How wrong he had been.
Remulkin opened his eyes and shook his head. "Fucking idiot," he whispered.
Sergeant Kraiger's head snapped back as if slapped. "Excuse me, sir?"
Blinking, Remulkin looked at the young man's reddening face. Still shaking his head, Thramorus said, "Nothing."
He'd made the wrong decision on Argonia, a decision for which he didn't want a second life's worth of regret.
Remulkin swallowed back the lump in his throat and then looked at Kraiger. "Listen, Sergeant. I know you mean well, but I'm not doing the fucking backup."
"Suit yourself," the sergeant said, his tone filling in the omitted "asshole".
Inwardly, Remulkin shook his head and thought, You don't know how right you are, Sergeant.
PART II
"The struggle is always worthwhile, if the end be worthwhile and the means honorable; foreknowledge of defeat is not sufficient reason to withdraw from the contest."
— Steven Brust
CHAPTER SIXTEEN
Inside the cockpit of her Phoenix Starfighter, Major Sandra Fitzpatrick could see in every direction. An immersive, unobstructed, omnidirectional rendering of the external universe flowed across the inside of her fighter's spherical display. Flying while wrapped in its immersive imagery was like sailing through space in a lawn chair—except that Sandy could see through herself.

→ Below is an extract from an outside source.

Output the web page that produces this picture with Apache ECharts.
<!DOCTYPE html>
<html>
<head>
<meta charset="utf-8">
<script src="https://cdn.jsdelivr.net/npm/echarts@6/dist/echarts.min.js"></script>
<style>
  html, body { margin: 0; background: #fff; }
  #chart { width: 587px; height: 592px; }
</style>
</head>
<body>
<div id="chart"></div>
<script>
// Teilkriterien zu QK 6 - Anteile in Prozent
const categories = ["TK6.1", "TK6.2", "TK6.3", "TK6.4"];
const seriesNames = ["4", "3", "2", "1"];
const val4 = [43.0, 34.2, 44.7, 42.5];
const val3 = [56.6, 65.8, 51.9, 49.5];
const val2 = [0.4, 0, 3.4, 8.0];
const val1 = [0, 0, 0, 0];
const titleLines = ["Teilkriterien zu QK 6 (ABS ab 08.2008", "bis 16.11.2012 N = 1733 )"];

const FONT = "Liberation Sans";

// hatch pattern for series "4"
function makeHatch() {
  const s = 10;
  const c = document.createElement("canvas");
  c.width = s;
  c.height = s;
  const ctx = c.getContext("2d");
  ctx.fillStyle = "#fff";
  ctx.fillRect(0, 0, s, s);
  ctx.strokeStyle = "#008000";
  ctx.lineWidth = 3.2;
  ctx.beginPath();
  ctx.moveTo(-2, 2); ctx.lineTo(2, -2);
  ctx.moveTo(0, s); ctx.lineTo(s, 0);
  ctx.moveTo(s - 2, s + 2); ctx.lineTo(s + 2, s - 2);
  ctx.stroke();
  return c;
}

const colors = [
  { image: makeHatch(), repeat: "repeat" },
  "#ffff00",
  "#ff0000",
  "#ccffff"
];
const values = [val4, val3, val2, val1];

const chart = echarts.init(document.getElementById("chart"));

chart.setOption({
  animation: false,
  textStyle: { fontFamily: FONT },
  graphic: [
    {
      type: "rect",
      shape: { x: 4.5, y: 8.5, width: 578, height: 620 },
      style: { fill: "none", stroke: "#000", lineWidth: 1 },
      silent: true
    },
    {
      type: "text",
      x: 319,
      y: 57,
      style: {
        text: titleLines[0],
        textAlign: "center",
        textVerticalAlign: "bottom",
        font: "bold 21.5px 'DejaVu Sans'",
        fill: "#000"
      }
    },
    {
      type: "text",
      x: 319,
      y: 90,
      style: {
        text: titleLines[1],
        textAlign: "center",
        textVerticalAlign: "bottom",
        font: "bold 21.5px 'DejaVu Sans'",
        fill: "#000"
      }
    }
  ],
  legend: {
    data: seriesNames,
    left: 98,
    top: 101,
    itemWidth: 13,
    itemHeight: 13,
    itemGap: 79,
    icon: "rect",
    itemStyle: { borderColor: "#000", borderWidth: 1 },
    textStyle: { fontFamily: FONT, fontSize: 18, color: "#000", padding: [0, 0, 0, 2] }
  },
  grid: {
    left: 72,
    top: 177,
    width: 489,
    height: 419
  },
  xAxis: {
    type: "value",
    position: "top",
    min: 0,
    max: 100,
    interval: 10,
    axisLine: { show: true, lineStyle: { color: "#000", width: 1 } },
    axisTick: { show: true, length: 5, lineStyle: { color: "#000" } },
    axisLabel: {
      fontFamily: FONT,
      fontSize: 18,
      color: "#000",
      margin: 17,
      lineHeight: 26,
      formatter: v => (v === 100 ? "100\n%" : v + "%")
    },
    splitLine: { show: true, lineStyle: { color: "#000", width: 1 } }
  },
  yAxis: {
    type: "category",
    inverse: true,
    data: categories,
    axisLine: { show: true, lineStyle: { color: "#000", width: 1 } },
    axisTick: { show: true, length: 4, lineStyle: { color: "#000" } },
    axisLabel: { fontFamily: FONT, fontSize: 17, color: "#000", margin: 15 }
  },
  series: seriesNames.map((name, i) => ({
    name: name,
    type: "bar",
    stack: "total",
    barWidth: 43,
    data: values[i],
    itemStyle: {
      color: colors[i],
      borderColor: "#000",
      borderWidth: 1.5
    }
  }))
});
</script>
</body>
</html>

Today, when she had climbed into the fighter, nanobots programmed to fluoresce in polarized light had covered her body from the neck down. Tucking into the woman's every curve, they covered the portions of her form and the ship's adjacent interior structures that would otherwise obscure her view of the spheroidal display's internal surface. As Major Fitzpatrick flew through space, the glowing nanobots that had flowed around her physique and onto the spacecraft's adjacent surfaces formed an active image. Differentiated by her EON's optical feed, their polarized light generated a three-dimensional display that always pumped out a real-time video optimized for her current viewing angle. Regardless of which way Sandy looked, she couldn't differentiate the image of the external universe painted across her body from the one that flowed across the inside of the spherical display.